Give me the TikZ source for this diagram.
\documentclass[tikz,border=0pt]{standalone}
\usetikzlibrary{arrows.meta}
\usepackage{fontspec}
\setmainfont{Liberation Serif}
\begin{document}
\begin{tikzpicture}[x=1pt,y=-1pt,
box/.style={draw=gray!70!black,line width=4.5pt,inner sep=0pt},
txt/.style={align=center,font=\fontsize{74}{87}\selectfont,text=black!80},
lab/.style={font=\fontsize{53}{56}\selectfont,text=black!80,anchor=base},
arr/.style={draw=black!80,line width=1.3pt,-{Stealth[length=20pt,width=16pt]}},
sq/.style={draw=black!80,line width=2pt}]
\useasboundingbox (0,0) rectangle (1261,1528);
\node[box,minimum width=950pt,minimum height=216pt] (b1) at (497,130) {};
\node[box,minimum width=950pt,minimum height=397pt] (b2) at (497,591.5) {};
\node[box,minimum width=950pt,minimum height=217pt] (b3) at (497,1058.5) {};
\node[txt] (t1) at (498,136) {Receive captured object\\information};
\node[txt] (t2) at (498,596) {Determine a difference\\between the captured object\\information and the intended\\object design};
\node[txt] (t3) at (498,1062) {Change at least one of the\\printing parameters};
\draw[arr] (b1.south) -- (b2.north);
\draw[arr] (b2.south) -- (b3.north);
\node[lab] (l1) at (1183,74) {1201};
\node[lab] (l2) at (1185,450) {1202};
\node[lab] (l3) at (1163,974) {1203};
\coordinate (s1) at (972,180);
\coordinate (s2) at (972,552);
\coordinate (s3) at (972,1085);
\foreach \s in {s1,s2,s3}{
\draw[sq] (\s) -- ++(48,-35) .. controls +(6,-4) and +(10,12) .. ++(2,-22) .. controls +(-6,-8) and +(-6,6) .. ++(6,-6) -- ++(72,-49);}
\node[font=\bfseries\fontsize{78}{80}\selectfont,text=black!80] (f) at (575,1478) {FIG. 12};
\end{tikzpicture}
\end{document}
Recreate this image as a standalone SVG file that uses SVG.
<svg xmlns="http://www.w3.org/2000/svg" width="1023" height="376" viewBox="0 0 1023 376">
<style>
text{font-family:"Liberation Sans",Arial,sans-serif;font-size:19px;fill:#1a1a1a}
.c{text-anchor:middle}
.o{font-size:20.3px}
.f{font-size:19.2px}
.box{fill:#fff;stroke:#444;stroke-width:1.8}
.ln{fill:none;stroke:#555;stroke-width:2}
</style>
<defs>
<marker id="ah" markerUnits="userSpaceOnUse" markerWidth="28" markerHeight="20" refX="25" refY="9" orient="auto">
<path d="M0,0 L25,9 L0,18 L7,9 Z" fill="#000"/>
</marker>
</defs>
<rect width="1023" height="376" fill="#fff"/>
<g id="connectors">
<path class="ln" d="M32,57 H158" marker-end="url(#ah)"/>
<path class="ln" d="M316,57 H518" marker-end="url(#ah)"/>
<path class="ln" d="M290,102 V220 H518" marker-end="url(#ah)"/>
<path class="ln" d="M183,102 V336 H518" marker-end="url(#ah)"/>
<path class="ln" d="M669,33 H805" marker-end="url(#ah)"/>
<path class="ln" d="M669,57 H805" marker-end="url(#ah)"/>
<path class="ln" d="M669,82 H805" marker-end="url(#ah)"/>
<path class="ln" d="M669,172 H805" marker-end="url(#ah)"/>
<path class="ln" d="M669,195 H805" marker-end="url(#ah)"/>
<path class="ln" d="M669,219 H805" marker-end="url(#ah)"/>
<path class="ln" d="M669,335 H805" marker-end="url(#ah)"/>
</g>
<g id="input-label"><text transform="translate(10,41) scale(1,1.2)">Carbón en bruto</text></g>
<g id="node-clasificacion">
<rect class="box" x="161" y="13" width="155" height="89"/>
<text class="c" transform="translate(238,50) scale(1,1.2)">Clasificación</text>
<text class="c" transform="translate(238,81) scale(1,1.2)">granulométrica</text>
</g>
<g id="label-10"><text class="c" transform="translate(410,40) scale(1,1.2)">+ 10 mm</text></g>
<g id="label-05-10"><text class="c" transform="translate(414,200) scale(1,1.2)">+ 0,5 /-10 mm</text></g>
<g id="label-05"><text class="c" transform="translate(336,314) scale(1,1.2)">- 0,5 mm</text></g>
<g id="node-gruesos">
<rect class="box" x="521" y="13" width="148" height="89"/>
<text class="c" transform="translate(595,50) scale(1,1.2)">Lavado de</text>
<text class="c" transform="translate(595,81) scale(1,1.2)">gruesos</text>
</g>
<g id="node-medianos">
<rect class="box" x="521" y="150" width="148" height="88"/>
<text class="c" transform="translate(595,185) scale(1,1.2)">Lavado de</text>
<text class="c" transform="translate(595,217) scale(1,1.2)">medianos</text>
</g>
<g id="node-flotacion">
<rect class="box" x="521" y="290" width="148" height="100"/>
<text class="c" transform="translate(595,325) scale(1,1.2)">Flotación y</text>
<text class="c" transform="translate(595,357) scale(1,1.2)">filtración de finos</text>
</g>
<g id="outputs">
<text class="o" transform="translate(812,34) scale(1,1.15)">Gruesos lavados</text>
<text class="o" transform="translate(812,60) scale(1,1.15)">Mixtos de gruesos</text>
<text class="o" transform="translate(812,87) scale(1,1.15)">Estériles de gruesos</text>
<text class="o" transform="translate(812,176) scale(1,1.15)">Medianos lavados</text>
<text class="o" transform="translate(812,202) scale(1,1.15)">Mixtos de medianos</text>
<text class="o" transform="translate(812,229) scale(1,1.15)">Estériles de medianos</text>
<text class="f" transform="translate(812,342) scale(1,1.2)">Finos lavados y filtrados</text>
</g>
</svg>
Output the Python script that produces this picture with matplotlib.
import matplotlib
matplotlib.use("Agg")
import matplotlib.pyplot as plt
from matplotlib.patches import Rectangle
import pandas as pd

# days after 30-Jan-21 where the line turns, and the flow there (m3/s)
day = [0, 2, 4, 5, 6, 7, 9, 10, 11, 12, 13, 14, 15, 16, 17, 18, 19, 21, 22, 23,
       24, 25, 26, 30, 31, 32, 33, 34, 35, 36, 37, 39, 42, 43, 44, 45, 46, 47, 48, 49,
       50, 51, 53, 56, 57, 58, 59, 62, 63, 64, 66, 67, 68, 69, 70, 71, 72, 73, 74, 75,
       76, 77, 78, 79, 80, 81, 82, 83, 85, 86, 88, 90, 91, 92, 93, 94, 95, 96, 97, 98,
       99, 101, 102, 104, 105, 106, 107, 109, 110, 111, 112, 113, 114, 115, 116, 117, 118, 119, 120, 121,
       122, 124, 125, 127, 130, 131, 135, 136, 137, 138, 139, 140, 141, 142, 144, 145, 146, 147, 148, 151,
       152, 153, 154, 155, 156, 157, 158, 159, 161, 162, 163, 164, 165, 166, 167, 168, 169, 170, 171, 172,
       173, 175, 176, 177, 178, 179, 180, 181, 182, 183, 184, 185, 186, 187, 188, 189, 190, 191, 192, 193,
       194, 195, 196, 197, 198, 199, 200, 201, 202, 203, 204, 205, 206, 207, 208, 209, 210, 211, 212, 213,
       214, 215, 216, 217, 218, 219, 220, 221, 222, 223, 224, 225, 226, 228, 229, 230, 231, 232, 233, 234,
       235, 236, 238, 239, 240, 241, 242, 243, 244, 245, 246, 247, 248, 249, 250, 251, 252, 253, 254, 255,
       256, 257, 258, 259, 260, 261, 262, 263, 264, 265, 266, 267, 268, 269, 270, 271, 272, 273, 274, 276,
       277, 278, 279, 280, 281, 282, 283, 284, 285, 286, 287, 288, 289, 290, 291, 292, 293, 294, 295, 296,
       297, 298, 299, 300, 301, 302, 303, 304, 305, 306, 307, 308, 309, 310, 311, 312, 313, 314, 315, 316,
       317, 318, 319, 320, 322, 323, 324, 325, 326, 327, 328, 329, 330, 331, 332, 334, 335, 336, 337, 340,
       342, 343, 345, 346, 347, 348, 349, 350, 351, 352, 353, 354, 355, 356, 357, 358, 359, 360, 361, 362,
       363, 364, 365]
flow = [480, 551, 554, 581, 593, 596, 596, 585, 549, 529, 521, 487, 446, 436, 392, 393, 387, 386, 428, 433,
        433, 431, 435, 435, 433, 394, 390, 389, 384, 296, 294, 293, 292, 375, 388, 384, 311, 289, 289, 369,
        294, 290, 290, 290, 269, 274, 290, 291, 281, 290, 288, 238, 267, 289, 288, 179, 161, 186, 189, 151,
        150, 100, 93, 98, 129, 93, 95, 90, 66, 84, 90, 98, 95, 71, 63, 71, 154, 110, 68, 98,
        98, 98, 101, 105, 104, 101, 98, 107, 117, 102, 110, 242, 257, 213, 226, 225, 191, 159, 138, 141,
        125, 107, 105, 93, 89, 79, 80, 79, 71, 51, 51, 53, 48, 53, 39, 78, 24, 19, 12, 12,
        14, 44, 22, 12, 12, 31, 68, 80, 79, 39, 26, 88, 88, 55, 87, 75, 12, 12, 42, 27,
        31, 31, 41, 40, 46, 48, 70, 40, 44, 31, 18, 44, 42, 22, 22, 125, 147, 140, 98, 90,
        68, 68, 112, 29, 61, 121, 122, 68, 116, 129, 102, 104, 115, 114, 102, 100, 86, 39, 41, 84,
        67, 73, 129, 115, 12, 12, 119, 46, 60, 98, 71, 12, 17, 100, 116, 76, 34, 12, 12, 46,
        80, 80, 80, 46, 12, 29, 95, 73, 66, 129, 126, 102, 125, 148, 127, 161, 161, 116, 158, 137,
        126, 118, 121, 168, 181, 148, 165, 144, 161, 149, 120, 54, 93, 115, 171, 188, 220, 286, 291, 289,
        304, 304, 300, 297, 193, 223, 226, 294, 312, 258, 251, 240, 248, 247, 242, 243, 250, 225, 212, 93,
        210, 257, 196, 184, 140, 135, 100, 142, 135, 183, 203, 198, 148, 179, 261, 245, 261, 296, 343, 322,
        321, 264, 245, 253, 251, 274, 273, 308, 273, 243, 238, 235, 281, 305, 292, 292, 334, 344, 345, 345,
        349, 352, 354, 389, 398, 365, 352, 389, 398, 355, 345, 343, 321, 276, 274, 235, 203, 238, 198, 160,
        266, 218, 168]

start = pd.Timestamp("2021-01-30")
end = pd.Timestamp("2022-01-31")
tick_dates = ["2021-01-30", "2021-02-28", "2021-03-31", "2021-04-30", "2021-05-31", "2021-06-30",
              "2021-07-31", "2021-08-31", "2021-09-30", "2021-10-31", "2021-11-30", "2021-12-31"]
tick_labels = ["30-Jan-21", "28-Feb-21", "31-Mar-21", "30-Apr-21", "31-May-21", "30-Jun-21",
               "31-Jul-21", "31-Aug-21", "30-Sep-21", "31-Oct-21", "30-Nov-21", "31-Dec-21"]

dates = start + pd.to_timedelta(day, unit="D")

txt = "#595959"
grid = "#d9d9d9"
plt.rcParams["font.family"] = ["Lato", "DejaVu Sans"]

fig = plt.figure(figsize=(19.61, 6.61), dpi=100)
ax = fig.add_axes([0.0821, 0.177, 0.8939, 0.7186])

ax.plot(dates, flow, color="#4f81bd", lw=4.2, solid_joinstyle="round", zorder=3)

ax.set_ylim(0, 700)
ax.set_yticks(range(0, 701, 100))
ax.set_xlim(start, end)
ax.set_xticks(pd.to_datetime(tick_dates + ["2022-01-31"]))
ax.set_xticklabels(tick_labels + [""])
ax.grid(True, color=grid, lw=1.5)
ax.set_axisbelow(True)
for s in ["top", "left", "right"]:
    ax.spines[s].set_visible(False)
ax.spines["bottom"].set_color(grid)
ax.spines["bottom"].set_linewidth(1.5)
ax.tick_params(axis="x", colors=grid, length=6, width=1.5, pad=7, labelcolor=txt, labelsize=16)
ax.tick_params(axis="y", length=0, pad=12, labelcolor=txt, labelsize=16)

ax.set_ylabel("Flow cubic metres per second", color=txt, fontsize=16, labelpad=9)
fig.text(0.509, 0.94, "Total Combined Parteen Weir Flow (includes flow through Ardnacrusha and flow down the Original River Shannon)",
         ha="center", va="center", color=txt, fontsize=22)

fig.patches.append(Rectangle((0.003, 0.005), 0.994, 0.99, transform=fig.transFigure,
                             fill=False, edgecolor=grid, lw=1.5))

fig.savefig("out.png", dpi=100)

→ **Task instructions**
Locate the word "matplotlib" in the records and collect each line it appears in.

→ **Output of the exercise**
Output the Python script that produces this picture with matplotlib.
import matplotlib
matplotlib.use("Agg")
import matplotlib.pyplot as plt
from matplotlib.patches import Rectangle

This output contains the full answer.